- _STORED DATA_:
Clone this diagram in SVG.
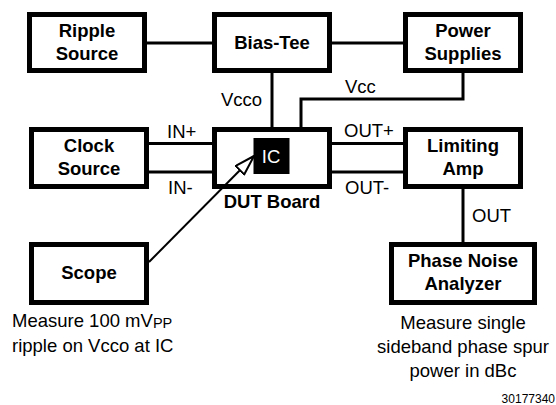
<svg xmlns="http://www.w3.org/2000/svg" width="556" height="405" viewBox="0 0 556 405">
<defs>
<style>
.box{fill:#fff;stroke:#000;stroke-width:5}
.wire{fill:none;stroke:#000;stroke-width:3}
.probe{fill:none;stroke:#000;stroke-width:2}
text{font-family:"Liberation Sans",Arial,sans-serif;font-size:18.5px;fill:#000}
.b{font-weight:bold;text-anchor:middle}
.c{text-anchor:middle}
</style>
<marker id="openArrow" viewBox="-1 -1 22 14" refX="20" refY="6" markerWidth="22" markerHeight="14" markerUnits="userSpaceOnUse" orient="auto">
<path d="M0,0 L20,6 L0,12 Z" fill="#fff" stroke="#000" stroke-width="2" stroke-linejoin="round"/>
</marker>
</defs>
<rect width="556" height="405" fill="#fff"/>

<g id="ripple-source">
<rect class="box" x="29.5" y="14.5" width="115" height="56"/>
<text class="b" x="87" y="37">Ripple</text>
<text class="b" x="87" y="60">Source</text>
</g>

<g id="bias-tee">
<rect class="box" x="214.5" y="14.5" width="115" height="56"/>
<text class="b" x="272" y="48.5">Bias-Tee</text>
</g>

<g id="power-supplies">
<rect class="box" x="405.5" y="14.5" width="115" height="56"/>
<text class="b" x="463" y="37">Power</text>
<text class="b" x="463" y="60">Supplies</text>
</g>

<g id="clock-source">
<rect class="box" x="31.5" y="129.5" width="115" height="57"/>
<text class="b" x="89" y="152">Clock</text>
<text class="b" x="89" y="175">Source</text>
</g>

<g id="dut-board">
<rect class="box" x="214.5" y="129.5" width="115" height="57"/>
<rect x="253.5" y="138" width="36" height="36" fill="#000"/>
<text class="c" x="271" y="162.5" style="fill:#fff">IC</text>
<text class="b" x="272" y="208">DUT Board</text>
</g>

<g id="limiting-amp">
<rect class="box" x="405.5" y="129.5" width="115" height="57"/>
<text class="b" x="463" y="152">Limiting</text>
<text class="b" x="463" y="175">Amp</text>
</g>

<g id="scope">
<rect class="box" x="31.5" y="244.5" width="115" height="58"/>
<text class="b" x="89" y="279">Scope</text>
<text x="12" y="327">Measure 100 mV<tspan style="font-size:14.5px" dy="1">PP</tspan></text>
<text x="12" y="352">ripple on Vcco at IC</text>
</g>

<g id="phase-noise-analyzer">
<rect class="box" x="391.5" y="244.5" width="143" height="58"/>
<text class="b" x="463" y="267">Phase Noise</text>
<text class="b" x="463" y="290">Analyzer</text>
<text class="c" x="463" y="329">Measure single</text>
<text class="c" x="463" y="353">sideband phase spur</text>
<text class="c" x="463" y="377">power in dBc</text>
</g>

<g id="connectors">
<line class="wire" x1="147" y1="43" x2="212" y2="43"/>
<line class="wire" x1="332" y1="43" x2="403" y2="43"/>
<line class="wire" x1="272" y1="73" x2="272" y2="127"/>
<path class="wire" d="M463,73 V99 H301 V127"/>
<line class="wire" x1="149" y1="143.5" x2="212" y2="143.5"/>
<line class="wire" x1="149" y1="172" x2="212" y2="172"/>
<line class="wire" x1="332" y1="143.5" x2="403" y2="143.5"/>
<line class="wire" x1="332" y1="172" x2="403" y2="172"/>
<line class="wire" x1="463" y1="189" x2="463" y2="242"/>
<line class="probe" x1="149" y1="262" x2="254" y2="156" marker-end="url(#openArrow)"/>
<text x="221" y="106">Vcco</text>
<text x="345" y="93">Vcc</text>
<text x="167" y="138">IN+</text>
<text x="168" y="194">IN-</text>
<text x="344" y="137">OUT+</text>
<text x="345" y="194">OUT-</text>
<text x="472" y="222">OUT</text>
</g>

<text x="555" y="403" style="font-size:12px;text-anchor:end">30177340</text>
</svg>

- _CHALLENGE_: Transcribe the full listing above exactly, with the images removed.

- _WRITTEN ANSWER_:
Clone this diagram in SVG.
<svg xmlns="http://www.w3.org/2000/svg" width="556" height="405" viewBox="0 0 556 405">
<defs>
<style>
.box{fill:#fff;stroke:#000;stroke-width:5}
.wire{fill:none;stroke:#000;stroke-width:3}
.probe{fill:none;stroke:#000;stroke-width:2}
text{font-family:"Liberation Sans",Arial,sans-serif;font-size:18.5px;fill:#000}
.b{font-weight:bold;text-anchor:middle}
.c{text-anchor:middle}
</style>
<marker id="openArrow" viewBox="-1 -1 22 14" refX="20" refY="6" markerWidth="22" markerHeight="14" markerUnits="userSpaceOnUse" orient="auto">
<path d="M0,0 L20,6 L0,12 Z" fill="#fff" stroke="#000" stroke-width="2" stroke-linejoin="round"/>
</marker>
</defs>
<rect width="556" height="405" fill="#fff"/>

<g id="ripple-source">
<rect class="box" x="29.5" y="14.5" width="115" height="56"/>
<text class="b" x="87" y="37">Ripple</text>
<text class="b" x="87" y="60">Source</text>
</g>

<g id="bias-tee">
<rect class="box" x="214.5" y="14.5" width="115" height="56"/>
<text class="b" x="272" y="48.5">Bias-Tee</text>
</g>

<g id="power-supplies">
<rect class="box" x="405.5" y="14.5" width="115" height="56"/>
<text class="b" x="463" y="37">Power</text>
<text class="b" x="463" y="60">Supplies</text>
</g>

<g id="clock-source">
<rect class="box" x="31.5" y="129.5" width="115" height="57"/>
<text class="b" x="89" y="152">Clock</text>
<text class="b" x="89" y="175">Source</text>
</g>

<g id="dut-board">
<rect class="box" x="214.5" y="129.5" width="115" height="57"/>
<rect x="253.5" y="138" width="36" height="36" fill="#000"/>
<text class="c" x="271" y="162.5" style="fill:#fff">IC</text>
<text class="b" x="272" y="208">DUT Board</text>
</g>

<g id="limiting-amp">
<rect class="box" x="405.5" y="129.5" width="115" height="57"/>
<text class="b" x="463" y="152">Limiting</text>
<text class="b" x="463" y="175">Amp</text>
</g>

<g id="scope">
<rect class="box" x="31.5" y="244.5" width="115" height="58"/>
<text class="b" x="89" y="279">Scope</text>
<text x="12" y="327">Measure 100 mV<tspan style="font-size:14.5px" dy="1">PP</tspan></text>
<text x="12" y="352">ripple on Vcco at IC</text>
</g>

<g id="phase-noise-analyzer">
<rect class="box" x="391.5" y="244.5" width="143" height="58"/>
<text class="b" x="463" y="267">Phase Noise</text>
<text class="b" x="463" y="290">Analyzer</text>
<text class="c" x="463" y="329">Measure single</text>
<text class="c" x="463" y="353">sideband phase spur</text>
<text class="c" x="463" y="377">power in dBc</text>
</g>

<g id="connectors">
<line class="wire" x1="147" y1="43" x2="212" y2="43"/>
<line class="wire" x1="332" y1="43" x2="403" y2="43"/>
<line class="wire" x1="272" y1="73" x2="272" y2="127"/>
<path class="wire" d="M463,73 V99 H301 V127"/>
<line class="wire" x1="149" y1="143.5" x2="212" y2="143.5"/>
<line class="wire" x1="149" y1="172" x2="212" y2="172"/>
<line class="wire" x1="332" y1="143.5" x2="403" y2="143.5"/>
<line class="wire" x1="332" y1="172" x2="403" y2="172"/>
<line class="wire" x1="463" y1="189" x2="463" y2="242"/>
<line class="probe" x1="149" y1="262" x2="254" y2="156" marker-end="url(#openArrow)"/>
<text x="221" y="106">Vcco</text>
<text x="345" y="93">Vcc</text>
<text x="167" y="138">IN+</text>
<text x="168" y="194">IN-</text>
<text x="344" y="137">OUT+</text>
<text x="345" y="194">OUT-</text>
<text x="472" y="222">OUT</text>
</g>

<text x="555" y="403" style="font-size:12px;text-anchor:end">30177340</text>
</svg>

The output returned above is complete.